Task objective: Pictures stay out of the copy. Please reproduce only the lines between the one holding "Recreate this image" and the one holding "(0,0) rectangle (439,439);", inclusive.

Data supplied:
# # # #
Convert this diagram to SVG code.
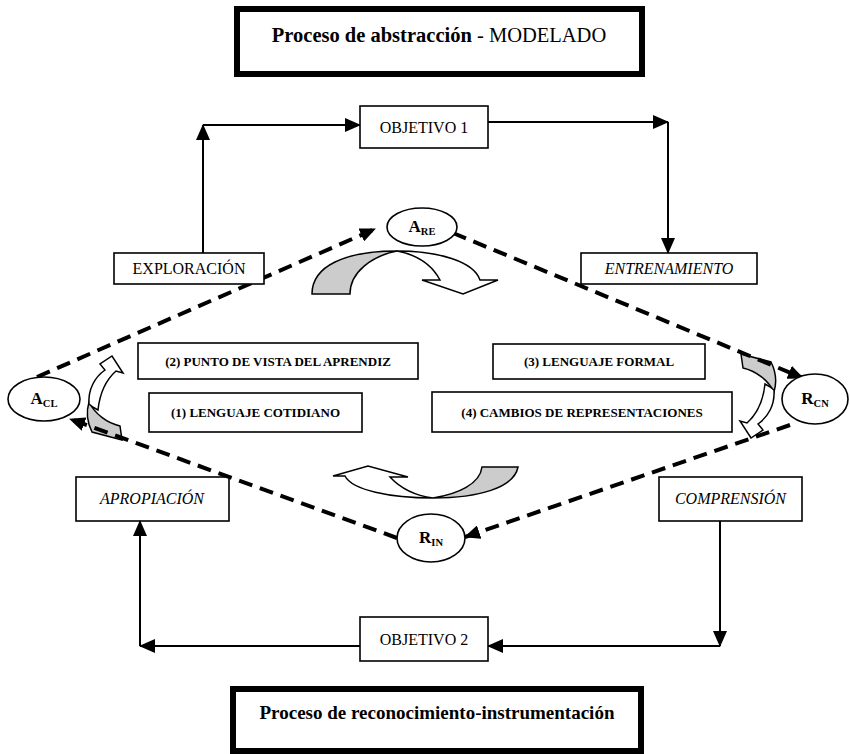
<svg xmlns="http://www.w3.org/2000/svg" width="850" height="754" viewBox="0 0 850 754">
  <defs>
    <style>
      text { font-family: "Liberation Serif", "Times New Roman", serif; fill: #000; }
      .box { fill: #fff; stroke: #000; stroke-width: 1.6; }
      .title { fill: #fff; stroke: #000; stroke-width: 6; }
      .lbl { font-size: 16px; text-anchor: middle; }
      .it { font-style: italic; }
      .step { font-size: 13px; font-weight: bold; text-anchor: middle; }
      .node { fill: #fff; stroke: #000; stroke-width: 1.6; }
      .nl { font-size: 17px; font-weight: bold; text-anchor: middle; }
      .sub { font-size: 10.5px; }
      .solid { fill: none; stroke: #000; stroke-width: 2; }
      .dash { fill: none; stroke: #000; stroke-width: 4; stroke-dasharray: 14 8; }
      .bend-w { fill: #fff; stroke: #000; stroke-width: 1.5; stroke-linejoin: miter; }
      .bend-g { fill: #cccccc; stroke: #000; stroke-width: 1.5; }
    </style>
    <marker id="head" markerUnits="userSpaceOnUse" markerWidth="16" markerHeight="14" refX="15" refY="7" orient="auto">
      <path d="M0,0 L16,7 L0,14 z" fill="#000"/>
    </marker>
    <marker id="dhead" markerUnits="userSpaceOnUse" markerWidth="16" markerHeight="14" refX="15" refY="7" orient="auto">
      <path d="M0,0 L16,7 L0,14 z" fill="#000"/>
    </marker>
    <!-- curved arrow with shaded underside; head points down-left -->
    <g id="bend-side">
      <path class="bend-g" d="M741,354 L771,362 C776,372 777,382 774,392 C768,380 756,371 743,368 Z"/>
      <path class="bend-w" d="M774,390 C775,405 768,417 758,424 L763,430 L751,438 L740,421 L747,423 C756,415 763,403 765,384 C769,386 772,388 774,390 Z"/>
    </g>
  </defs>

  <!-- curved process arrows -->
  <g id="bend-top">
    <path class="bend-g" d="M312,294 C312,266 345,251 397,251 C372,256 350,272 350,294 Z"/>
    <path class="bend-w" d="M397,251 C440,251 474,262 480,280 L498,280 L463,294 L422,280 L440,280 C432,265 418,255 397,251 Z"/>
  </g>
  <g id="bend-bottom">
    <path class="bend-g" d="M482,467 L518,467 C514,488 478,498 433,498 C458,494 480,484 482,467 Z"/>
    <path class="bend-w" d="M433,498 C390,498 352,490 345,476 L333,476 L368,466 L408,477 L390,477 C402,490 418,496 433,498 Z"/>
  </g>
  <g id="bend-right">
    <use href="#bend-side"/>
  </g>
  <g id="bend-left">
    <use href="#bend-side" transform="translate(105,398) rotate(180) translate(-758,-396)"/>
  </g>

  <!-- lower side boxes (crossed by the dashed cycle) -->
  <g id="apropiacion">
    <rect class="box" x="76" y="477" width="153" height="44"/>
    <text class="lbl it" x="152" y="504">APROPIACIÓN</text>
  </g>
  <g id="comprension">
    <rect class="box" x="659" y="477" width="143" height="44"/>
    <text class="lbl it" x="730.5" y="504">COMPRENSIÓN</text>
  </g>

  <!-- connectors -->
  <g id="connectors">
    <line class="solid" x1="203" y1="253" x2="203" y2="125" marker-end="url(#head)"/>
    <line class="solid" x1="203" y1="125" x2="360" y2="125" marker-end="url(#head)"/>
    <line class="solid" x1="483" y1="122" x2="668" y2="122" marker-end="url(#head)"/>
    <line class="solid" x1="668" y1="122" x2="668" y2="253" marker-end="url(#head)"/>
    <line class="solid" x1="720" y1="521" x2="720" y2="646" marker-end="url(#head)"/>
    <line class="solid" x1="720" y1="646" x2="488" y2="646" marker-end="url(#head)"/>
    <line class="solid" x1="360" y1="646" x2="140" y2="646" marker-end="url(#head)"/>
    <line class="solid" x1="140" y1="646" x2="140" y2="521" marker-end="url(#head)"/>

    <line class="dash" x1="37" y1="377" x2="375" y2="229" marker-end="url(#dhead)"/>
    <line class="dash" x1="453" y1="233" x2="803" y2="378" marker-end="url(#dhead)"/>
    <line class="dash" x1="790" y1="425" x2="465" y2="537" marker-end="url(#dhead)"/>
    <line class="dash" x1="397" y1="538" x2="70" y2="419" marker-end="url(#dhead)"/>
  </g>

  <!-- titles -->
  <g id="title-abstraccion">
    <rect class="title" x="237" y="9" width="405" height="65"/>
    <text x="439" y="42" font-size="20.5" text-anchor="middle"><tspan font-weight="bold">Proceso de abstracción</tspan> - MODELADO</text>
  </g>
  <g id="title-reconocimiento">
    <rect class="title" x="233" y="689" width="408" height="62"/>
    <text x="437" y="719" font-size="19" font-weight="bold" text-anchor="middle">Proceso de reconocimiento-instrumentación</text>
  </g>

  <!-- goals -->
  <g id="objetivo1">
    <rect class="box" x="360" y="106" width="128" height="42"/>
    <text class="lbl" x="424" y="133">OBJETIVO 1</text>
  </g>
  <g id="objetivo2">
    <rect class="box" x="360" y="617" width="128" height="44"/>
    <text class="lbl" x="424" y="645">OBJETIVO 2</text>
  </g>

  <!-- upper side boxes -->
  <g id="exploracion">
    <rect class="box" x="114" y="253" width="150" height="31"/>
    <text class="lbl" x="189" y="274">EXPLORACIÓN</text>
  </g>
  <g id="entrenamiento">
    <rect class="box" x="581" y="253" width="176" height="31"/>
    <text class="lbl it" x="669" y="274">ENTRENAMIENTO</text>
  </g>

  <!-- numbered stages -->
  <g id="paso2">
    <rect class="box" x="138" y="343" width="280" height="36"/>
    <text class="step" x="278" y="366">(2) PUNTO DE VISTA DEL APRENDIZ</text>
  </g>
  <g id="paso1">
    <rect class="box" x="149" y="393" width="213" height="39"/>
    <text class="step" x="255.5" y="417">(1) LENGUAJE COTIDIANO</text>
  </g>
  <g id="paso3">
    <rect class="box" x="493" y="344" width="212" height="35"/>
    <text class="step" x="599" y="366">(3) LENGUAJE FORMAL</text>
  </g>
  <g id="paso4">
    <rect class="box" x="432" y="392" width="300" height="40"/>
    <text class="step" x="582" y="417">(4) CAMBIOS DE REPRESENTACIONES</text>
  </g>

  <!-- cycle nodes -->
  <g id="a-re">
    <ellipse class="node" cx="422" cy="227" rx="35" ry="19"/>
    <text class="nl" x="422" y="232">A<tspan class="sub" dy="3">RE</tspan></text>
  </g>
  <g id="a-cl">
    <ellipse class="node" cx="44" cy="399" rx="36" ry="22"/>
    <text class="nl" x="44" y="404">A<tspan class="sub" dy="3">CL</tspan></text>
  </g>
  <g id="r-cn">
    <ellipse class="node" cx="815" cy="399" rx="33" ry="25"/>
    <text class="nl" x="815" y="404">R<tspan class="sub" dy="3">CN</tspan></text>
  </g>
  <g id="r-in">
    <ellipse class="node" cx="431" cy="538" rx="34" ry="24"/>
    <text class="nl" x="431" y="543">R<tspan class="sub" dy="3">IN</tspan></text>
  </g>
</svg>
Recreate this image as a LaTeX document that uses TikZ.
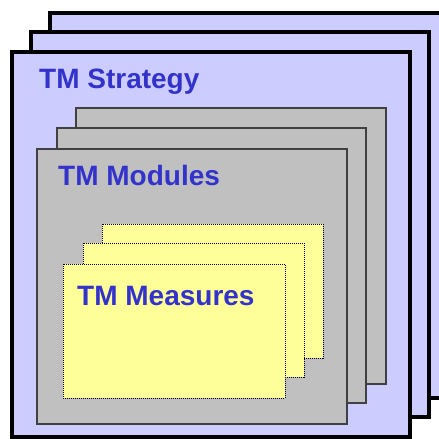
\documentclass[tikz,border=0pt]{standalone}
\usepackage{xcolor}
\usepackage{fontspec}
\setmainfont{Liberation Sans}
\usepackage{tikz}
\usetikzlibrary{positioning}

\definecolor{stratfill}{HTML}{CCCCFF}
\definecolor{modfill}{HTML}{C0C0C0}
\definecolor{measfill}{HTML}{FFFF99}
\definecolor{labelblue}{HTML}{3333CC}

\tikzset{
  stratcard/.style={fill=stratfill,draw=black,line width=4pt},
  modcard/.style={fill=modfill,draw=black!75,line width=1.5pt},
  meascard/.style={fill=measfill,draw=black,line width=1pt,dash pattern=on 1pt off 1pt},
  cardlabel/.style={anchor=base west,inner sep=0pt,text=labelblue,font=\fontsize{28}{33}\selectfont\bfseries}
}

\begin{document}
\begin{tikzpicture}[x=1pt,y=-1pt]

\useasboundingbox (0,0) rectangle (439,439);

% --- Strategy cards ---
\draw[stratcard] (50,13) rectangle (448,398);
\draw[stratcard] (31,32) rectangle (429,417);
\draw[stratcard] (12,52) rectangle (410,437);

% --- Module cards ---
\draw[modcard] (76,108) rectangle (386,384);
\draw[modcard] (57,128) rectangle (366,403);
\draw[modcard] (37,149) rectangle (347,424);

% --- Measure cards ---
\draw[meascard] (102,224) rectangle (323,358);
\draw[meascard] (83,243) rectangle (304,377);
\draw[meascard] (63,264) rectangle (285,398);

% --- Labels ---
\node[cardlabel] (strat) at (39,88) {TM Strategy};
\node[cardlabel] (modules) at (58,185) {TM Modules};
\node[cardlabel] (measures) at (77,305) {TM Measures};

\end{tikzpicture}
\end{document}
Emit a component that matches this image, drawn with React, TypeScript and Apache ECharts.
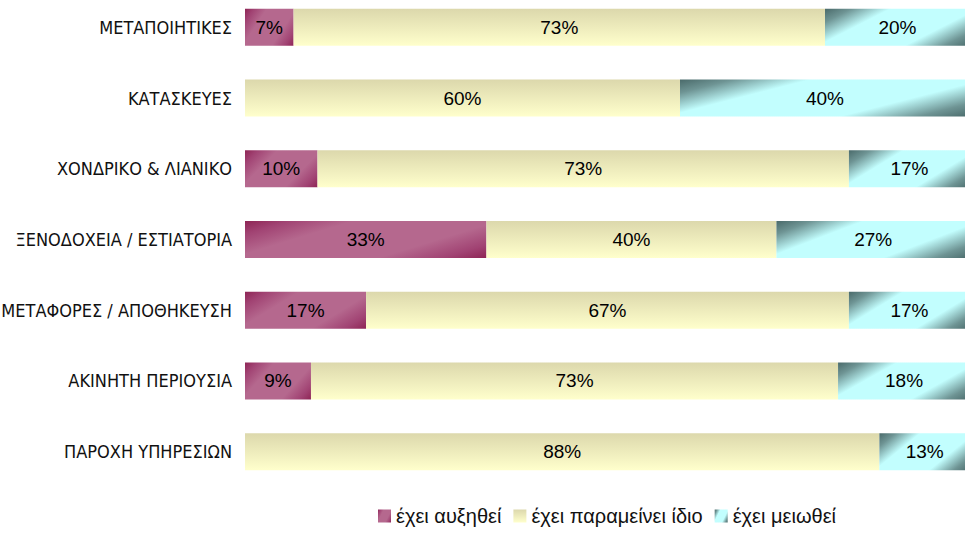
# # # #
The result:
Recreate this image as a LaTeX document that uses TikZ.
\documentclass[tikz,border=0pt]{standalone}
\usepackage{xcolor}
\usepackage{fontspec}
\setmainfont{Liberation Sans}
\usepackage{tikz}
\usetikzlibrary{positioning}

\definecolor{stratfill}{HTML}{CCCCFF}
\definecolor{modfill}{HTML}{C0C0C0}
\definecolor{measfill}{HTML}{FFFF99}
\definecolor{labelblue}{HTML}{3333CC}

\tikzset{
  stratcard/.style={fill=stratfill,draw=black,line width=4pt},
  modcard/.style={fill=modfill,draw=black!75,line width=1.5pt},
  meascard/.style={fill=measfill,draw=black,line width=1pt,dash pattern=on 1pt off 1pt},
  cardlabel/.style={anchor=base west,inner sep=0pt,text=labelblue,font=\fontsize{28}{33}\selectfont\bfseries}
}

\begin{document}
\begin{tikzpicture}[x=1pt,y=-1pt]

\useasboundingbox (0,0) rectangle (439,439);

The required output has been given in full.